Items from a dataset
::::
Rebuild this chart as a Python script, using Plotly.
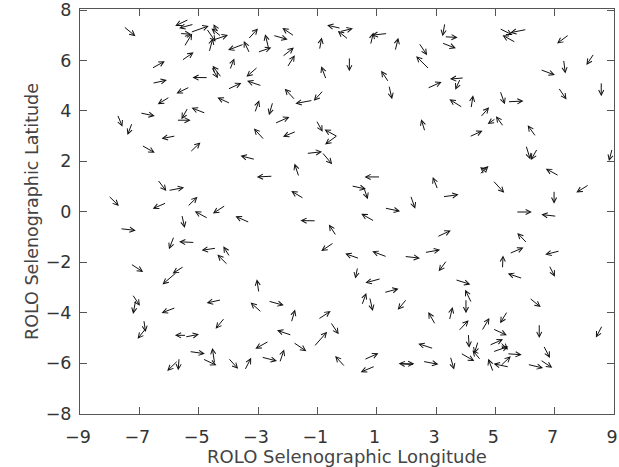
import plotly.graph_objects as go

# Arrow tails (selenographic longitude / latitude, degrees)
x_tail = [-7.54,-5.33,-5.16,-5.64,-5.49,-5.28,-4.35,-4.23,-4.65,-4.51,-4.74,-6.59,-5.58,-4.23,-4.57,-6.57,-4.68,-5.30,-5.97,-3.93,
          -6.98,-7.74,-7.24,-5.36,-4.76,-5.75,-5.77,-3.34,-3.47,-3.28,-3.02,-2.64,-2.50,-1.77,-2.19,-2.02,-3.95,-3.00,-4.03,-2.87,
          -1.15,-0.79,-1.74,-3.11,-2.50,-2.44,-2.78,-1.71,-1.04,-0.31,-0.93,-0.70,0.08,-0.20,0.05,-0.25,1.37,0.79,1.62,2.42,
          2.78,3.30,3.28,3.19,1.41,1.41,2.70,3.95,3.82,3.90,4.18,4.49,2.63,4.12,6.06,5.13,5.69,7.49,8.33,6.51,
          7.30,8.57,7.12,5.16,5.41,5.28,5.02,6.37,-6.93,-5.30,-6.39,-6.03,-8.05,-6.08,-5.39,-4.68,-4.09,-5.57,-7.65,-5.83,
          -5.13,-4.40,-3.95,-4.01,-7.30,-5.49,-0.31,-1.37,-0.85,-3.09,-1.62,-2.50,-1.45,-3.28,-1.04,-0.36,-0.44,0.42,0.36,1.13,
          0.14,0.57,3.06,3.22,2.14,1.26,0.93,4.46,4.74,3.03,2.61,1.93,1.35,3.37,6.03,6.42,8.94,4.91,7.15,6.98,
          8.16,5.69,7.07,6.08,5.47,7.18,5.24,6.81,-5.73,-7.24,-7.12,-5.77,-4.23,-6.85,-6.76,-4.12,-5.41,-5.47,-5.32,-4.87,
          -4.46,-5.66,-5.69,-2.97,-2.87,-2.66,-1.88,-0.98,-0.56,-1.86,-1.82,-1.12,-2.63,-4.01,-3.45,-2.89,-2.27,-0.06,1.15,1.24,
          0.50,0.76,2.02,2.98,3.45,3.64,4.20,4.01,3.75,4.54,4.09,3.82,4.51,4.42,2.92,0.57,0.95,1.77,2.27,2.55,
          3.48,5.92,6.14,5.41,4.91,6.48,4.79,4.91,5.16,5.39,5.16,5.47,4.93,6.62,6.51,6.08,8.61]
y_tail = [7.36,7.63,7.44,7.07,6.54,7.11,7.10,6.94,6.32,6.81,7.27,5.68,5.99,5.31,5.75,5.09,5.32,4.95,4.56,4.29,
          3.92,3.86,3.53,4.13,3.90,3.63,3.01,6.83,6.65,6.28,6.32,6.47,7.00,6.96,6.14,5.72,5.62,5.75,4.85,4.99,
          4.42,4.82,4.42,3.92,4.36,3.50,2.84,3.19,3.63,2.97,6.41,5.24,6.14,7.27,6.83,7.14,7.07,6.61,6.37,6.70,
          5.64,7.49,6.94,6.70,5.13,5.02,4.89,5.31,5.28,4.13,4.09,3.74,3.17,2.97,7.23,7.27,6.71,7.03,6.28,5.64,
          6.04,5.15,4.93,4.80,4.36,3.37,3.70,2.97,2.64,2.35,1.28,0.84,0.65,0.36,0.19,-0.27,0.26,-0.11,-0.67,-0.97,
          -1.22,-1.44,-1.79,-2.12,-2.06,-2.16,3.04,2.31,2.37,2.07,1.38,1.41,0.52,-0.43,-0.36,-0.96,-1.22,-1.86,-2.19,1.38,
          1.03,0.95,0.88,0.59,0.65,0.15,-0.38,1.47,1.51,-1.00,-1.62,-1.77,-1.79,-1.92,2.64,2.51,2.51,1.25,1.42,0.85,
          1.08,-0.01,-0.18,-1.26,-1.66,-1.55,-2.26,-2.12,-2.39,-3.27,-3.49,-3.80,-3.49,-4.28,-4.60,-4.20,-4.90,-4.97,-5.54,-5.83,
          -6.03,-5.79,-5.89,-3.22,-4.00,-3.54,-4.40,-4.27,-4.37,-4.90,-5.17,-5.36,-5.13,-5.79,-6.29,-5.76,-5.99,-6.16,-2.65,-3.21,
          -3.71,-3.38,-3.45,-4.48,-4.31,-2.69,-3.62,-3.45,-4.74,-4.73,-4.83,-5.60,-5.89,-5.13,-5.43,-5.87,-6.12,-6.03,-6.06,-5.93,
          -5.73,-2.65,-3.41,-3.94,-4.64,-4.44,-5.30,-5.56,-5.17,-5.63,-6.13,-6.16,-6.36,-5.30,-5.87,-6.05,-4.50]
# Vector components (degrees)
u = [0.41,-0.46,-0.50,0.39,0.27,0.62,-0.15,-0.34,0.13,0.50,0.31,0.45,0.41,-0.30,0.22,0.50,-0.53,-0.45,-0.41,-0.44,
     0.50,0.17,-0.16,-0.22,-0.48,0.48,-0.48,0.34,-0.54,-0.20,0.47,-0.12,0.50,-0.41,0.40,0.26,0.15,-0.39,0.47,-0.50,
     -0.59,-0.33,-0.36,0.15,-0.13,0.50,-0.36,-0.45,0.22,-0.45,0.08,-0.17,0.00,-0.47,-0.36,0.45,-0.54,0.10,0.11,0.28,
     -0.45,-0.08,0.45,0.48,-0.26,0.11,0.49,-0.48,-0.17,-0.45,0.07,0.30,-0.13,0.45,-0.56,0.45,-0.45,-0.41,-0.26,0.50,
     0.06,0.00,0.28,0.16,0.54,-0.26,-0.28,-0.28,0.45,0.36,0.30,0.54,0.36,-0.47,0.35,-0.45,-0.43,0.10,0.53,-0.17,
     -0.53,-0.50,-0.22,-0.36,0.43,-0.39,-0.43,0.53,0.35,-0.50,-0.15,-0.54,-0.43,-0.48,-0.53,-0.25,-0.43,-0.48,-0.08,-0.54,
     0.50,0.13,-0.17,0.54,0.16,0.53,-0.45,0.31,-0.25,0.47,0.53,0.53,-0.50,-0.28,0.15,-0.22,-0.11,0.39,-0.45,0.00,
     -0.43,0.54,-0.52,-0.34,0.48,-0.50,0.02,0.20,-0.49,0.26,-0.09,-0.48,-0.50,0.06,-0.30,-0.31,-0.39,0.48,0.53,0.47,
     -0.08,-0.03,-0.37,-0.07,-0.38,0.53,0.13,0.43,0.28,-0.50,0.45,0.45,-0.46,0.34,0.22,0.53,0.15,-0.34,-0.53,0.50,
     0.15,0.11,-0.31,-0.24,0.11,0.52,-0.22,0.00,0.35,0.26,0.03,0.47,-0.28,-0.13,-0.52,0.49,-0.49,0.50,-0.53,0.53,
     0.13,-0.50,0.39,-0.25,0.48,0.00,0.47,0.53,0.27,0.50,0.36,-0.53,-0.17,0.22,0.41,0.53,-0.22]
v = [-0.40,-0.26,-0.16,-0.03,0.53,0.26,0.34,0.33,0.56,0.20,-0.53,0.29,0.33,0.48,-0.46,0.13,0.00,-0.26,-0.30,0.24,
     -0.12,-0.49,-0.49,-0.46,0.22,0.00,-0.11,0.44,-0.24,0.49,0.19,0.57,-0.17,0.33,0.37,0.49,0.46,-0.40,0.26,0.20,
     -0.13,-0.42,0.46,0.50,-0.53,0.26,0.46,-0.22,-0.46,0.29,0.50,0.53,-0.57,0.13,0.34,0.13,-0.07,0.50,0.53,-0.49,
     0.53,-0.53,-0.03,-0.22,0.46,-0.56,0.26,-0.05,-0.44,0.33,0.53,0.40,0.50,0.24,-0.13,-0.26,0.29,-0.36,-0.46,-0.22,
     -0.56,-0.57,-0.48,-0.54,0.03,0.42,-0.22,0.46,-0.30,0.40,-0.46,0.12,-0.42,-0.24,0.40,0.29,-0.33,-0.53,-0.07,-0.52,
     0.03,-0.09,0.42,0.42,-0.33,-0.29,-0.37,0.07,-0.49,0.15,0.53,-0.03,0.30,0.25,0.01,0.45,-0.34,0.20,-0.46,0.00,
     -0.13,-0.45,0.50,0.09,-0.53,-0.13,0.30,0.34,0.26,0.26,0.11,-0.07,0.22,-0.44,-0.57,-0.46,-0.50,-0.50,0.29,-0.53,
     -0.32,0.00,0.07,0.42,0.24,-0.15,0.53,-0.46,-0.49,-0.46,-0.56,-0.21,-0.13,-0.49,-0.44,-0.44,0.00,0.11,-0.09,-0.26,
     0.63,-0.50,-0.42,0.54,0.40,-0.17,0.52,0.33,-0.49,0.20,-0.36,0.60,-0.30,-0.44,0.50,-0.16,0.53,0.44,-0.17,0.16,
     0.49,-0.56,-0.44,0.50,0.53,-0.19,0.53,-0.57,0.44,0.52,-0.56,-0.32,0.40,-0.50,0.20,0.26,-0.24,0.00,0.04,-0.12,
     -0.53,0.20,-0.37,-0.48,-0.26,-0.57,0.24,0.22,-0.30,-0.04,0.40,0.13,0.53,-0.50,-0.32,-0.15,-0.49]

x_ticks = [-9, -7, -5, -3, -1, 1, 3, 5, 7, 9]
y_ticks = [-8, -6, -4, -2, 0, 2, 4, 6, 8]
x_title = "ROLO Selenographic Longitude"
y_title = "ROLO Selenographic Latitude"

fig = go.Figure()
fig.add_trace(go.Scatter(x=x_tail, y=y_tail, mode="markers",
                         marker=dict(opacity=0, size=1), hoverinfo="skip", showlegend=False))

annotations = []
for xt, yt, du, dv in zip(x_tail, y_tail, u, v):
    annotations.append(dict(
        x=xt + du, y=yt + dv, ax=xt, ay=yt,
        xref="x", yref="y", axref="x", ayref="y",
        text="", showarrow=True, arrowhead=5, arrowsize=1.0,
        arrowwidth=1, arrowcolor="#111111", standoff=0, startstandoff=0))

axis_common = dict(
    showgrid=False, zeroline=False, showline=True, linecolor="#555555", linewidth=1,
    mirror="ticks", ticks="inside", ticklen=7, tickcolor="#555555", tickwidth=1,
    tickfont=dict(family="DejaVu Sans", size=17.5, color="#333333"),
    ticklabeloverflow="allow", automargin=False,
)

fig.update_layout(
    width=619, height=467,
    margin=dict(l=80, r=5, t=9, b=53),
    paper_bgcolor="white", plot_bgcolor="white",
    showlegend=False,
    annotations=annotations,
    xaxis=dict(range=[-9, 9], tickvals=x_ticks, ticklabelstandoff=7, ticklabelshift=-2,
               title=dict(text=x_title, font=dict(family="DejaVu Sans", size=18, color="#444444"), standoff=3),
               **axis_common),
    yaxis=dict(range=[-8.02, 8.04], tickvals=y_ticks, ticklabelstandoff=4,
               title=dict(text=y_title, font=dict(family="DejaVu Sans", size=17.5, color="#444444"), standoff=2),
               **axis_common),
)

fig.write_html("out.html")
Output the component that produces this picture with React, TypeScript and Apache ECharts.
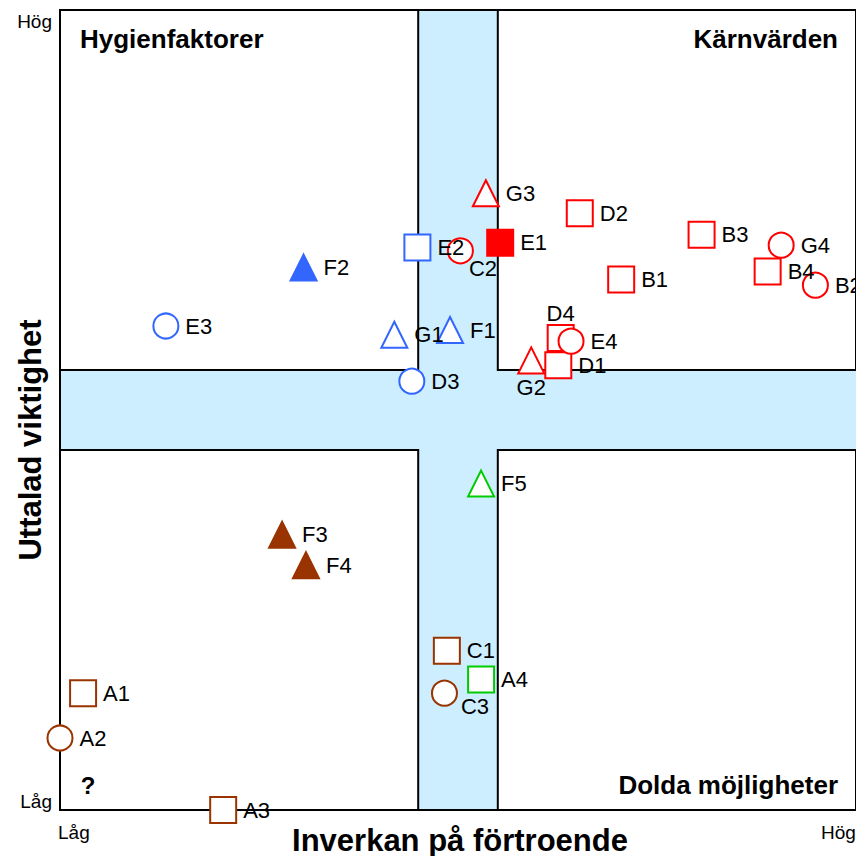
::::
**What needs to be done**.
Beginning with the first line of the records above, extract each line exactly through the line that holds "import plotly.graph_objects as go", both ends included. Omit pictures.

**Written response**.
Rebuild this chart as a Python script, using Plotly.
import plotly.graph_objects as go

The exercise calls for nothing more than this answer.